For some of the planned exascale systems, the CPUs are going beyond the traditional processors from Intel and IBM and GPU accelerators from Nvidia and AMD. China’s massive Sunway TaihuLIght system, which sits at the top of the Top500 list of the world’s fastest supercomputers with a speed of 93 petaflops, is powered by a homegrown chip, the SW26010. As mentioned, Fujitsu is moving forward with its Arm-based chips for its Post-K system, and among the goals of EU scientists as the region looks to be move into the top three HPC regions by 2020 is to develop their own processors.

Bill Gropp, director of the National Center for Supercomputing Applications at the University of Illinois, countered the question with a number of his own around the definitions of exascale and commodity processors.

“Those questions are important, because understanding why we care is an important part of this,” Gropp said. “You may say, ‘Of course, it’s the only way to make it cheaper.’ But the thing is, a commodity processor has to make design compromises. Those design compromises have costs, so it’s not necessarily the case that a commodity processor will be cheaper to get to where you want to get.”

It may technically be possible to build an exascale system with commodity processors, but “that’s not the only question you have to ask. Is there the political will do so? Is there the financial will? Is there the support and emphasis to make that system useful? Those are question I think that need to be answered,” he said.

Doug Kothe, director of the Exascale Computer Project and currently deputy associate laboratory director of the Computing and Computational Sciences Directorate at Oak Ridge, agreed that an exascale system could be built today, but “it would be what I call ‘Linpack exascale,’ and Linpack is one of many aspects of application performance. So the system would probably realize an ever-shrinking set of applications and likely not be affordable.”

However, exascale goes beyond the CPU, Kothe said.

“We need to recognize that real application performance from tuning of the hardware and from algorithmic improvements,” he said. “It’s not just about exaflops. You need an entire ecosystem to deliver the performance that I’m thinking exascale should be at, capable exascale, where you measure by application performance relative to today.

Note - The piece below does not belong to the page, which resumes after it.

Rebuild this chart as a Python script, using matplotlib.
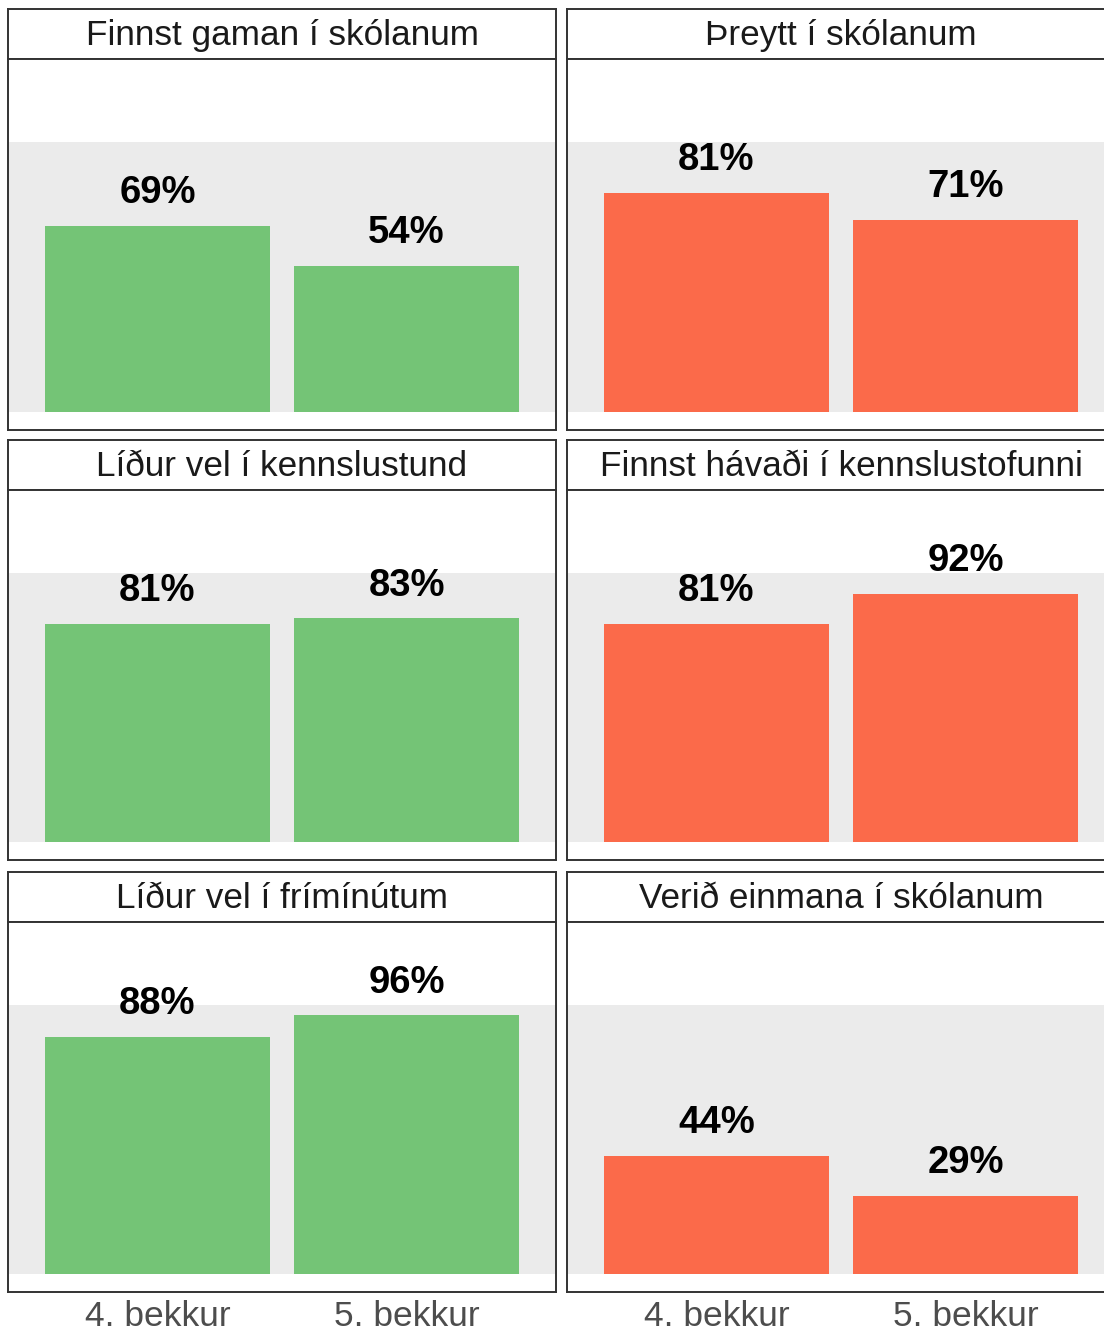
import matplotlib
matplotlib.use("Agg")
import matplotlib.pyplot as plt

plt.rcParams['font.family'] = ['Liberation Sans', 'DejaVu Sans']

groups = ["4. bekkur", "5. bekkur"]
titles = ["Finnst gaman í skólanum", "Þreytt í skólanum",
          "Líður vel í kennslustund", "Finnst hávaði í kennslustofunni",
          "Líður vel í frímínútum", "Verið einmana í skólanum"]
values = [[69, 54], [81, 71], [81, 83], [81, 92], [88, 96], [44, 29]]
colors = ["#74C476", "#FB6A4A", "#74C476", "#FB6A4A", "#74C476", "#FB6A4A"]

W, H = 1104, 1334
fig = plt.figure(figsize=(W / 100, H / 100), dpi=100)

def add_px(x0, y0, x1, y1):
    return fig.add_axes([x0 / W, 1 - y1 / H, (x1 - x0) / W, (y1 - y0) / H])

col_x = [(8, 556), (567, 1115)]
row_y = [(9, 59, 430), (440, 490, 860), (872, 922, 1292)]
edge = "#333333"
lw = 1.4

for i, (title, vals, col) in enumerate(zip(titles, values, colors)):
    r, c = divmod(i, 2)
    x0, x1 = col_x[c]
    s0, p0, p1 = row_y[r]
    # strip
    sax = add_px(x0, s0, x1, p0)
    sax.set_xticks([]); sax.set_yticks([])
    for sp in sax.spines.values():
        sp.set_color(edge); sp.set_linewidth(lw)
    sax.text(0.5, 0.46, title, ha='center', va='center', fontsize=25.3,
             color='#1A1A1A', transform=sax.transAxes)
    # panel
    ax = add_px(x0, p0, x1, p1)
    ax.axhspan(0, 1, color="#EBEBEB", zorder=0, lw=0)
    pos = [1, 2]
    fr = [v / 100 for v in vals]
    ax.bar(pos, fr, width=0.9, color=col, zorder=2)
    for p, f, v in zip(pos, fr, vals):
        ax.text(p, f + 0.085, f"{v}%", ha='center', va='baseline',
                fontsize=27.5, fontweight='bold', color='black', zorder=3)
    ax.set_xlim(0.4, 2.6)
    ax.set_ylim(-0.0667, 1.307)
    ax.set_yticks([])
    ax.set_xticks(pos)
    if r == 2:
        ax.set_xticklabels(groups, fontsize=25.5, color='#4D4D4D')
        ax.tick_params(axis='x', length=0, pad=6)
    else:
        ax.set_xticklabels([])
        ax.tick_params(axis='x', length=0)
    for sp in ax.spines.values():
        sp.set_color(edge); sp.set_linewidth(lw)

fig.savefig("out.png", dpi=100)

So yes, you can build something today, but I’m pretty positive it wouldn’t be able to hit mission needs based on the CPU.”

A challenge with commodity processors is in the at-times differing motivations of chip makers and the HPC community. Scientists and engineers working on the exascale projects are looking years down the road, while processor vendors tend to look more short-term, at their next couple of releases of their products.

“The reason why there are exascale initiatives around the world is because commodity technologies do not allow us to reach at least capable exascale,” said James Ang, director of hardware technology for the Exascale Computing Project’s efforts at Sandia National Laboratories. “We can probably get to Linpack exaflops, but the reason why there are national initiatives around the world is because commodity processor roadmaps don’t actually get us there for our real application workloads.”

Still, as technologies are built to support the exascale projects, they should be done with the idea that they will end up being commodity, said Jesus Labarta, director of the Computer Science Research Department at the Barcelona Supercomputing Center. The goal of exascale computing is not to accelerate the performance of one or two HPC applications to 50 times that of current speeds, but for many workloads. Developing these technologies for exascale systems is costly and time-consuming work, so you want them to have as broad a reach in the industry as possible. Building something “without the intention of becoming a commodity would be a waste of money. Having a one-of-a-kind system to reach exascale for one application or for very limited kinds of applications doesn’t make sense. It has to be born to be a commodity. Otherwise, it’s a loss of time and effort.”